**EXERCISE DESCRIPTION:** Exactly as written, retype the listing below, omitting the pictures.

**DATASET EXTRACT:**
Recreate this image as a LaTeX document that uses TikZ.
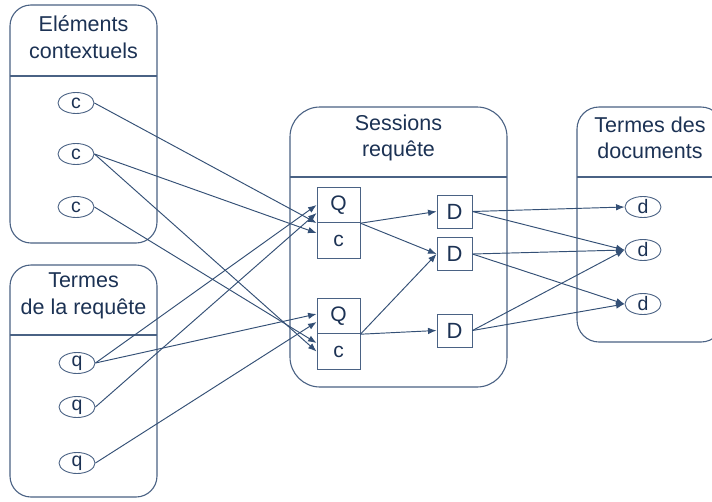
\documentclass[tikz,border=0pt]{standalone}
\usepackage{fontspec}
\setmainfont{Liberation Sans}
\usetikzlibrary{arrows.meta,shapes.geometric}
\definecolor{edgecol}{RGB}{52,80,118}
\definecolor{inkcol}{RGB}{28,50,84}
\definecolor{framecol}{RGB}{74,98,132}
\begin{document}
\begin{tikzpicture}[x=1pt,y=-1pt,
  panel/.style={draw=framecol,line width=1.1pt,fill=white,rectangle,inner sep=0pt},
  ptitle/.style={text=inkcol,align=center,font=\fontsize{21.5}{26.5}\selectfont,inner sep=0pt},
  divline/.style={draw=framecol,line width=1.1pt},
  term/.style={draw=framecol,line width=0.9pt,ellipse,fill=white,minimum width=36pt,minimum height=21pt,inner sep=0pt,text=inkcol,font=\fontsize{19.5}{19.5}\selectfont},
  cell/.style={draw=framecol,line width=0.9pt,rectangle,fill=white,minimum width=43pt,minimum height=35.5pt,inner sep=0pt,text=inkcol,font=\fontsize{21}{21}\selectfont},
  dbox/.style={draw=framecol,line width=0.9pt,rectangle,fill=white,minimum width=35pt,minimum height=33pt,inner sep=0pt,text=inkcol,font=\fontsize{22}{22}\selectfont},
  link/.style={draw=edgecol,line width=0.95pt,-{Latex[length=8.5pt,width=6.5pt]}}]
\useasboundingbox (0,0) rectangle (712,501);
\clip (0,0) rectangle (712,501);
\fill[white] (0,0) rectangle (712,501);

% panels
\node[panel,rounded corners=21pt,minimum width=147pt,minimum height=238pt] (ctx) at (83.5,124) {};
\draw[divline] (10,76) -- (157,76);
\node[ptitle] (ctxt) at (83.5,37) {Eléments\\contextuels};

\node[panel,rounded corners=21pt,minimum width=147pt,minimum height=232pt] (qry) at (83.5,381) {};
\draw[divline] (10,335) -- (157,335);
\node[ptitle] (qryt) at (83.5,296) {Termes\\de la requête};

\node[panel,rounded corners=30pt,minimum width=217pt,minimum height=280pt] (ses) at (398.5,247) {};
\draw[divline] (290,177) -- (507,177);
\node[ptitle] (sest) at (398.5,138) {Sessions\\requête};

\node[panel,rounded corners=22pt,minimum width=146pt,minimum height=235pt] (doc) at (650,224.5) {};
\draw[divline] (577,177) -- (723,177);
\node[ptitle] (doct) at (650,138) {Termes des\\documents};

% terms
\node[term] (c1) at (76,103) {c};
\node[term] (c2) at (76,154) {c};
\node[term] (c3) at (76,207) {c};
\node[term] (q1) at (77,363) {q};
\node[term] (q2) at (77,407) {q};
\node[term] (q3) at (77,463) {q};
\node[term] (d1) at (643,207) {d};
\node[term] (d2) at (643,250) {d};
\node[term] (d3) at (643,304) {d};

% session cells
\node[cell] (b1q) at (338.5,205) {Q};
\node[cell] (b1c) at (338.5,240.5) {c};
\node[cell] (b2q) at (338.5,316) {Q};
\node[cell] (b2c) at (338.5,351.5) {c};

\node[dbox] (D1) at (454.5,211.5) {D};
\node[dbox] (D2) at (454.5,254) {D};
\node[dbox] (D3) at (454.5,330.5) {D};

% connectors into sessions
\draw[link] (c1.east) -- ([yshift=-18pt]b1q.west);
\draw[link] (c2.east) -- ([yshift=7.5pt]b1c.west);
\draw[link] (q1.east) -- (b1q.west);
\draw[link] (q2.east) -- ([yshift=-8pt]b1q.west);
\draw[link] (q1.east) -- ([yshift=2pt]b2q.west);
\draw[link] (q3.east) -- ([yshift=-6pt]b2q.west);
\draw[link] (c3.east) -- ([yshift=8.5pt]b2c.west);
\draw[link] (c2.east) -- (b2c.west);

% sessions to documents
\draw[link] (b1q.south east) -- (D1.west);
\draw[link] (b1q.south east) -- (D2.west);
\draw[link] (b2q.south east) -- (D2.west);
\draw[link] (b2q.south east) -- (D3.west);

% documents to terms
\draw[link] (D1.east) -- (d1.west);
\draw[link] (D1.east) -- (d2.west);
\draw[link] (D2.east) -- (d2.west);
\draw[link] (D2.east) -- (d3.west);
\draw[link] (D3.east) -- (d2.west);
\draw[link] (D3.east) -- (d3.west);
\end{tikzpicture}
\end{document}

**TASK RESULT:**
Recreate this image as a LaTeX document that uses TikZ.
\documentclass[tikz,border=0pt]{standalone}
\usepackage{fontspec}
\setmainfont{Liberation Sans}
\usetikzlibrary{arrows.meta,shapes.geometric}
\definecolor{edgecol}{RGB}{52,80,118}
\definecolor{inkcol}{RGB}{28,50,84}
\definecolor{framecol}{RGB}{74,98,132}
\begin{document}
\begin{tikzpicture}[x=1pt,y=-1pt,
  panel/.style={draw=framecol,line width=1.1pt,fill=white,rectangle,inner sep=0pt},
  ptitle/.style={text=inkcol,align=center,font=\fontsize{21.5}{26.5}\selectfont,inner sep=0pt},
  divline/.style={draw=framecol,line width=1.1pt},
  term/.style={draw=framecol,line width=0.9pt,ellipse,fill=white,minimum width=36pt,minimum height=21pt,inner sep=0pt,text=inkcol,font=\fontsize{19.5}{19.5}\selectfont},
  cell/.style={draw=framecol,line width=0.9pt,rectangle,fill=white,minimum width=43pt,minimum height=35.5pt,inner sep=0pt,text=inkcol,font=\fontsize{21}{21}\selectfont},
  dbox/.style={draw=framecol,line width=0.9pt,rectangle,fill=white,minimum width=35pt,minimum height=33pt,inner sep=0pt,text=inkcol,font=\fontsize{22}{22}\selectfont},
  link/.style={draw=edgecol,line width=0.95pt,-{Latex[length=8.5pt,width=6.5pt]}}]
\useasboundingbox (0,0) rectangle (712,501);
\clip (0,0) rectangle (712,501);
\fill[white] (0,0) rectangle (712,501);

% panels
\node[panel,rounded corners=21pt,minimum width=147pt,minimum height=238pt] (ctx) at (83.5,124) {};
\draw[divline] (10,76) -- (157,76);
\node[ptitle] (ctxt) at (83.5,37) {Eléments\\contextuels};

\node[panel,rounded corners=21pt,minimum width=147pt,minimum height=232pt] (qry) at (83.5,381) {};
\draw[divline] (10,335) -- (157,335);
\node[ptitle] (qryt) at (83.5,296) {Termes\\de la requête};

\node[panel,rounded corners=30pt,minimum width=217pt,minimum height=280pt] (ses) at (398.5,247) {};
\draw[divline] (290,177) -- (507,177);
\node[ptitle] (sest) at (398.5,138) {Sessions\\requête};

\node[panel,rounded corners=22pt,minimum width=146pt,minimum height=235pt] (doc) at (650,224.5) {};
\draw[divline] (577,177) -- (723,177);
\node[ptitle] (doct) at (650,138) {Termes des\\documents};

% terms
\node[term] (c1) at (76,103) {c};
\node[term] (c2) at (76,154) {c};
\node[term] (c3) at (76,207) {c};
\node[term] (q1) at (77,363) {q};
\node[term] (q2) at (77,407) {q};
\node[term] (q3) at (77,463) {q};
\node[term] (d1) at (643,207) {d};
\node[term] (d2) at (643,250) {d};
\node[term] (d3) at (643,304) {d};

% session cells
\node[cell] (b1q) at (338.5,205) {Q};
\node[cell] (b1c) at (338.5,240.5) {c};
\node[cell] (b2q) at (338.5,316) {Q};
\node[cell] (b2c) at (338.5,351.5) {c};

\node[dbox] (D1) at (454.5,211.5) {D};
\node[dbox] (D2) at (454.5,254) {D};
\node[dbox] (D3) at (454.5,330.5) {D};

% connectors into sessions
\draw[link] (c1.east) -- ([yshift=-18pt]b1q.west);
\draw[link] (c2.east) -- ([yshift=7.5pt]b1c.west);
\draw[link] (q1.east) -- (b1q.west);
\draw[link] (q2.east) -- ([yshift=-8pt]b1q.west);
\draw[link] (q1.east) -- ([yshift=2pt]b2q.west);
\draw[link] (q3.east) -- ([yshift=-6pt]b2q.west);
\draw[link] (c3.east) -- ([yshift=8.5pt]b2c.west);
\draw[link] (c2.east) -- (b2c.west);

% sessions to documents
\draw[link] (b1q.south east) -- (D1.west);
\draw[link] (b1q.south east) -- (D2.west);
\draw[link] (b2q.south east) -- (D2.west);
\draw[link] (b2q.south east) -- (D3.west);

% documents to terms
\draw[link] (D1.east) -- (d1.west);
\draw[link] (D1.east) -- (d2.west);
\draw[link] (D2.east) -- (d2.west);
\draw[link] (D2.east) -- (d3.west);
\draw[link] (D3.east) -- (d2.west);
\draw[link] (D3.east) -- (d3.west);
\end{tikzpicture}
\end{document}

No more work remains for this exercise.